━━ DATA ━━

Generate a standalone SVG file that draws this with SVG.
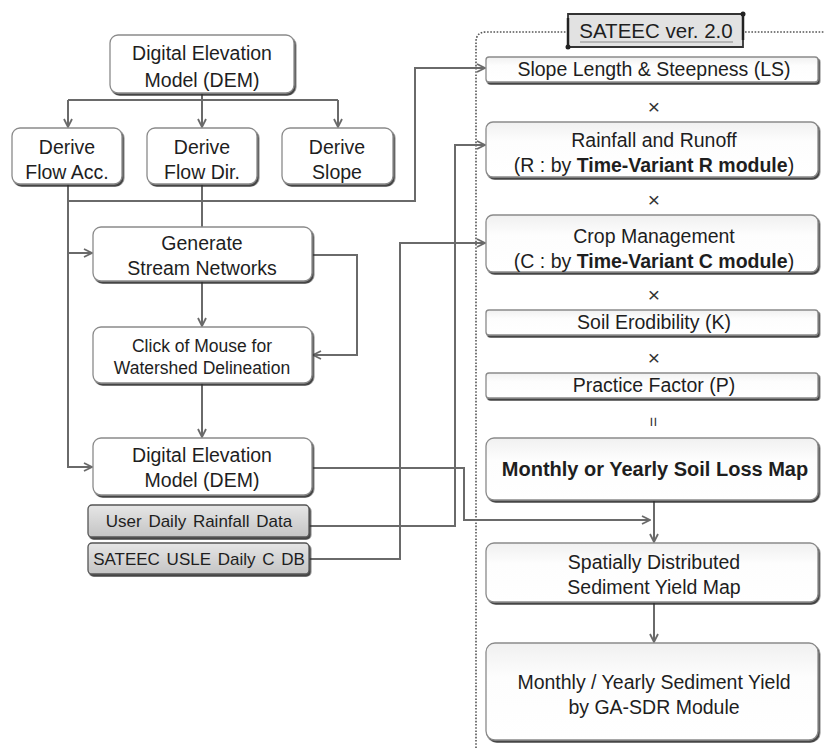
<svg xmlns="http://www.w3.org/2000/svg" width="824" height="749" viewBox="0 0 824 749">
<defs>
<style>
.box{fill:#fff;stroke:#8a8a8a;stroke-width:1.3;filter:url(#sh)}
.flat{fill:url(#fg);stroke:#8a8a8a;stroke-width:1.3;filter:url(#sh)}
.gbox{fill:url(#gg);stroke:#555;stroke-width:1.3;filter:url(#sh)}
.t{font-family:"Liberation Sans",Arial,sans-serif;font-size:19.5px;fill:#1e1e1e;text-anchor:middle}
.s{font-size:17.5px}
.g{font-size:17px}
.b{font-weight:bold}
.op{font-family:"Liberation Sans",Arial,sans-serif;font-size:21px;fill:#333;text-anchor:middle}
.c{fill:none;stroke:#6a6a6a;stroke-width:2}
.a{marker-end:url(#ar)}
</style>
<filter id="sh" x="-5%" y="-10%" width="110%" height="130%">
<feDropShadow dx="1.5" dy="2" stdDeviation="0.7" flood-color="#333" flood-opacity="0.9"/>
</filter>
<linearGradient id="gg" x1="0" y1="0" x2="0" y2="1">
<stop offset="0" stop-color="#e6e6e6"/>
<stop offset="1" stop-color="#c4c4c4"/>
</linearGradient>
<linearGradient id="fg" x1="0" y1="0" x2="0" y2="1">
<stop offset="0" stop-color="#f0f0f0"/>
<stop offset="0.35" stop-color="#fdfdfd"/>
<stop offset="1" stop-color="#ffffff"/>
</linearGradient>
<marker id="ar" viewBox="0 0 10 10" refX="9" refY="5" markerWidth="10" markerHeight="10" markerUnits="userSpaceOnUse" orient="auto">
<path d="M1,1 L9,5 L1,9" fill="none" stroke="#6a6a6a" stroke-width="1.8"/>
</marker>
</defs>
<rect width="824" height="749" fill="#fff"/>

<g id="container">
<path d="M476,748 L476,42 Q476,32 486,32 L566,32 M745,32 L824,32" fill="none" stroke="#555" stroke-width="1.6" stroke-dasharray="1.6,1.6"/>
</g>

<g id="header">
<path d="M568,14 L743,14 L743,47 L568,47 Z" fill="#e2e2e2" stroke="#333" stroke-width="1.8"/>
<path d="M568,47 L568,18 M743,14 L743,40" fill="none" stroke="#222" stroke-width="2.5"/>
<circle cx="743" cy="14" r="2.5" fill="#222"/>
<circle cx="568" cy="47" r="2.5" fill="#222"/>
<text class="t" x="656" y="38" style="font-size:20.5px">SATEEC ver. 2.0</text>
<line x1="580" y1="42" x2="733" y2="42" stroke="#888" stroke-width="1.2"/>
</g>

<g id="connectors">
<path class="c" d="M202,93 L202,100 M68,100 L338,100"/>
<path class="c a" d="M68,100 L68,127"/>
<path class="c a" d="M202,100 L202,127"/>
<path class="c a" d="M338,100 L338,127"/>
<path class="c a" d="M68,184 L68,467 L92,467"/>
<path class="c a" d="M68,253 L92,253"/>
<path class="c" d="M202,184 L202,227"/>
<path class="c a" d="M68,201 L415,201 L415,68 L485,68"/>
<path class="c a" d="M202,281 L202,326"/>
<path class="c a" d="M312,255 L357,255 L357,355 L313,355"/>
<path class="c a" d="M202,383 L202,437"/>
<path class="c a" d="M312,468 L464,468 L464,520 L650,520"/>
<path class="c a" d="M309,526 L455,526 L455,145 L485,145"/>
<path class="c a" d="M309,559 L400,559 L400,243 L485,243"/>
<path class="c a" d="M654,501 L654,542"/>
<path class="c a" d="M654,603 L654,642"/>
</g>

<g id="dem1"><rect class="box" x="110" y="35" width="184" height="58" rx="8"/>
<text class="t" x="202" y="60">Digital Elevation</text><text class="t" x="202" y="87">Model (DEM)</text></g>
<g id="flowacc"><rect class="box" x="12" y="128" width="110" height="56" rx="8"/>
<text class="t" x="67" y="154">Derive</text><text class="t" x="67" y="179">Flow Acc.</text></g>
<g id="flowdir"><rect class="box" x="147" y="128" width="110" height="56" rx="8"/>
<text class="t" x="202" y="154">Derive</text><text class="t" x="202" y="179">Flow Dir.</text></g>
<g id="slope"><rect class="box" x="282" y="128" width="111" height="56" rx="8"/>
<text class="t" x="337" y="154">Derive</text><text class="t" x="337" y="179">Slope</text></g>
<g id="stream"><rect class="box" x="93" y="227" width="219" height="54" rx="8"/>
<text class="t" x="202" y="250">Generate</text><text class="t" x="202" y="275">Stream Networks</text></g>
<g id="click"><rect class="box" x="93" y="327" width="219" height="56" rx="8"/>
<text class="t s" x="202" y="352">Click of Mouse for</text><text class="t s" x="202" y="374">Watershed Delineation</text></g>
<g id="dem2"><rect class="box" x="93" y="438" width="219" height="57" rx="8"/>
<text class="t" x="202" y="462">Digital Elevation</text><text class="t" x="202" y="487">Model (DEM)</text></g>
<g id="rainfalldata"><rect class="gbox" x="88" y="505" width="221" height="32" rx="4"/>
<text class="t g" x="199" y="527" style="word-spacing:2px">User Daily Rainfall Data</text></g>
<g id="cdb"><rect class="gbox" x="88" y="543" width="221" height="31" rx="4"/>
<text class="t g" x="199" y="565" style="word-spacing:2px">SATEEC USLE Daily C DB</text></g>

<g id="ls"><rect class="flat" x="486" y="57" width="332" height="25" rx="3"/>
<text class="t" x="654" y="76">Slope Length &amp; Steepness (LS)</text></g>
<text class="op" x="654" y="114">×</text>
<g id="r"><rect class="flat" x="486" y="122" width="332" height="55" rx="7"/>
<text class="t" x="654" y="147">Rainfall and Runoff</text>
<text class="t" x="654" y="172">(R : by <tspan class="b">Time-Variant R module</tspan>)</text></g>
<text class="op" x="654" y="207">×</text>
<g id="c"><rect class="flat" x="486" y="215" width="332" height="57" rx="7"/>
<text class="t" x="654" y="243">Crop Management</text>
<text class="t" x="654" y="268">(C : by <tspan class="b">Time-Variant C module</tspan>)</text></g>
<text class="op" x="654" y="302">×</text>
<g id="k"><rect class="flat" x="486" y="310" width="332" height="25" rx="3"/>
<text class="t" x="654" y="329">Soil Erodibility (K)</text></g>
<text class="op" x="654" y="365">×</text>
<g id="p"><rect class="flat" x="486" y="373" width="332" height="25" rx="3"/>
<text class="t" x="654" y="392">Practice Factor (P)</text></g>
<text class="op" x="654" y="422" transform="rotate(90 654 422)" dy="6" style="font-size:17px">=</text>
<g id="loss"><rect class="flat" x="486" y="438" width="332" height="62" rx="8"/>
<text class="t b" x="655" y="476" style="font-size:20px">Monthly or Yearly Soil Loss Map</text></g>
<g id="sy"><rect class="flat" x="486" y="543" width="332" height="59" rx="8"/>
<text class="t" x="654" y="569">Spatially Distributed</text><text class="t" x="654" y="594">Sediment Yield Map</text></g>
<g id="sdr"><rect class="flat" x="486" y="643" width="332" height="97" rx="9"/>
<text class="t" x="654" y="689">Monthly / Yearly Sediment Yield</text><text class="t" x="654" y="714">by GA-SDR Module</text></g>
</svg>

━━━

INSTRUCTIONS FOR THE TASK: Quote in full the listing given above; the images are to be left out.

FINISHED EXERCISE:
Generate a standalone SVG file that draws this with SVG.
<svg xmlns="http://www.w3.org/2000/svg" width="824" height="749" viewBox="0 0 824 749">
<defs>
<style>
.box{fill:#fff;stroke:#8a8a8a;stroke-width:1.3;filter:url(#sh)}
.flat{fill:url(#fg);stroke:#8a8a8a;stroke-width:1.3;filter:url(#sh)}
.gbox{fill:url(#gg);stroke:#555;stroke-width:1.3;filter:url(#sh)}
.t{font-family:"Liberation Sans",Arial,sans-serif;font-size:19.5px;fill:#1e1e1e;text-anchor:middle}
.s{font-size:17.5px}
.g{font-size:17px}
.b{font-weight:bold}
.op{font-family:"Liberation Sans",Arial,sans-serif;font-size:21px;fill:#333;text-anchor:middle}
.c{fill:none;stroke:#6a6a6a;stroke-width:2}
.a{marker-end:url(#ar)}
</style>
<filter id="sh" x="-5%" y="-10%" width="110%" height="130%">
<feDropShadow dx="1.5" dy="2" stdDeviation="0.7" flood-color="#333" flood-opacity="0.9"/>
</filter>
<linearGradient id="gg" x1="0" y1="0" x2="0" y2="1">
<stop offset="0" stop-color="#e6e6e6"/>
<stop offset="1" stop-color="#c4c4c4"/>
</linearGradient>
<linearGradient id="fg" x1="0" y1="0" x2="0" y2="1">
<stop offset="0" stop-color="#f0f0f0"/>
<stop offset="0.35" stop-color="#fdfdfd"/>
<stop offset="1" stop-color="#ffffff"/>
</linearGradient>
<marker id="ar" viewBox="0 0 10 10" refX="9" refY="5" markerWidth="10" markerHeight="10" markerUnits="userSpaceOnUse" orient="auto">
<path d="M1,1 L9,5 L1,9" fill="none" stroke="#6a6a6a" stroke-width="1.8"/>
</marker>
</defs>
<rect width="824" height="749" fill="#fff"/>

<g id="container">
<path d="M476,748 L476,42 Q476,32 486,32 L566,32 M745,32 L824,32" fill="none" stroke="#555" stroke-width="1.6" stroke-dasharray="1.6,1.6"/>
</g>

<g id="header">
<path d="M568,14 L743,14 L743,47 L568,47 Z" fill="#e2e2e2" stroke="#333" stroke-width="1.8"/>
<path d="M568,47 L568,18 M743,14 L743,40" fill="none" stroke="#222" stroke-width="2.5"/>
<circle cx="743" cy="14" r="2.5" fill="#222"/>
<circle cx="568" cy="47" r="2.5" fill="#222"/>
<text class="t" x="656" y="38" style="font-size:20.5px">SATEEC ver. 2.0</text>
<line x1="580" y1="42" x2="733" y2="42" stroke="#888" stroke-width="1.2"/>
</g>

<g id="connectors">
<path class="c" d="M202,93 L202,100 M68,100 L338,100"/>
<path class="c a" d="M68,100 L68,127"/>
<path class="c a" d="M202,100 L202,127"/>
<path class="c a" d="M338,100 L338,127"/>
<path class="c a" d="M68,184 L68,467 L92,467"/>
<path class="c a" d="M68,253 L92,253"/>
<path class="c" d="M202,184 L202,227"/>
<path class="c a" d="M68,201 L415,201 L415,68 L485,68"/>
<path class="c a" d="M202,281 L202,326"/>
<path class="c a" d="M312,255 L357,255 L357,355 L313,355"/>
<path class="c a" d="M202,383 L202,437"/>
<path class="c a" d="M312,468 L464,468 L464,520 L650,520"/>
<path class="c a" d="M309,526 L455,526 L455,145 L485,145"/>
<path class="c a" d="M309,559 L400,559 L400,243 L485,243"/>
<path class="c a" d="M654,501 L654,542"/>
<path class="c a" d="M654,603 L654,642"/>
</g>

<g id="dem1"><rect class="box" x="110" y="35" width="184" height="58" rx="8"/>
<text class="t" x="202" y="60">Digital Elevation</text><text class="t" x="202" y="87">Model (DEM)</text></g>
<g id="flowacc"><rect class="box" x="12" y="128" width="110" height="56" rx="8"/>
<text class="t" x="67" y="154">Derive</text><text class="t" x="67" y="179">Flow Acc.</text></g>
<g id="flowdir"><rect class="box" x="147" y="128" width="110" height="56" rx="8"/>
<text class="t" x="202" y="154">Derive</text><text class="t" x="202" y="179">Flow Dir.</text></g>
<g id="slope"><rect class="box" x="282" y="128" width="111" height="56" rx="8"/>
<text class="t" x="337" y="154">Derive</text><text class="t" x="337" y="179">Slope</text></g>
<g id="stream"><rect class="box" x="93" y="227" width="219" height="54" rx="8"/>
<text class="t" x="202" y="250">Generate</text><text class="t" x="202" y="275">Stream Networks</text></g>
<g id="click"><rect class="box" x="93" y="327" width="219" height="56" rx="8"/>
<text class="t s" x="202" y="352">Click of Mouse for</text><text class="t s" x="202" y="374">Watershed Delineation</text></g>
<g id="dem2"><rect class="box" x="93" y="438" width="219" height="57" rx="8"/>
<text class="t" x="202" y="462">Digital Elevation</text><text class="t" x="202" y="487">Model (DEM)</text></g>
<g id="rainfalldata"><rect class="gbox" x="88" y="505" width="221" height="32" rx="4"/>
<text class="t g" x="199" y="527" style="word-spacing:2px">User Daily Rainfall Data</text></g>
<g id="cdb"><rect class="gbox" x="88" y="543" width="221" height="31" rx="4"/>
<text class="t g" x="199" y="565" style="word-spacing:2px">SATEEC USLE Daily C DB</text></g>

<g id="ls"><rect class="flat" x="486" y="57" width="332" height="25" rx="3"/>
<text class="t" x="654" y="76">Slope Length &amp; Steepness (LS)</text></g>
<text class="op" x="654" y="114">×</text>
<g id="r"><rect class="flat" x="486" y="122" width="332" height="55" rx="7"/>
<text class="t" x="654" y="147">Rainfall and Runoff</text>
<text class="t" x="654" y="172">(R : by <tspan class="b">Time-Variant R module</tspan>)</text></g>
<text class="op" x="654" y="207">×</text>
<g id="c"><rect class="flat" x="486" y="215" width="332" height="57" rx="7"/>
<text class="t" x="654" y="243">Crop Management</text>
<text class="t" x="654" y="268">(C : by <tspan class="b">Time-Variant C module</tspan>)</text></g>
<text class="op" x="654" y="302">×</text>
<g id="k"><rect class="flat" x="486" y="310" width="332" height="25" rx="3"/>
<text class="t" x="654" y="329">Soil Erodibility (K)</text></g>
<text class="op" x="654" y="365">×</text>
<g id="p"><rect class="flat" x="486" y="373" width="332" height="25" rx="3"/>
<text class="t" x="654" y="392">Practice Factor (P)</text></g>
<text class="op" x="654" y="422" transform="rotate(90 654 422)" dy="6" style="font-size:17px">=</text>
<g id="loss"><rect class="flat" x="486" y="438" width="332" height="62" rx="8"/>
<text class="t b" x="655" y="476" style="font-size:20px">Monthly or Yearly Soil Loss Map</text></g>
<g id="sy"><rect class="flat" x="486" y="543" width="332" height="59" rx="8"/>
<text class="t" x="654" y="569">Spatially Distributed</text><text class="t" x="654" y="594">Sediment Yield Map</text></g>
<g id="sdr"><rect class="flat" x="486" y="643" width="332" height="97" rx="9"/>
<text class="t" x="654" y="689">Monthly / Yearly Sediment Yield</text><text class="t" x="654" y="714">by GA-SDR Module</text></g>
</svg>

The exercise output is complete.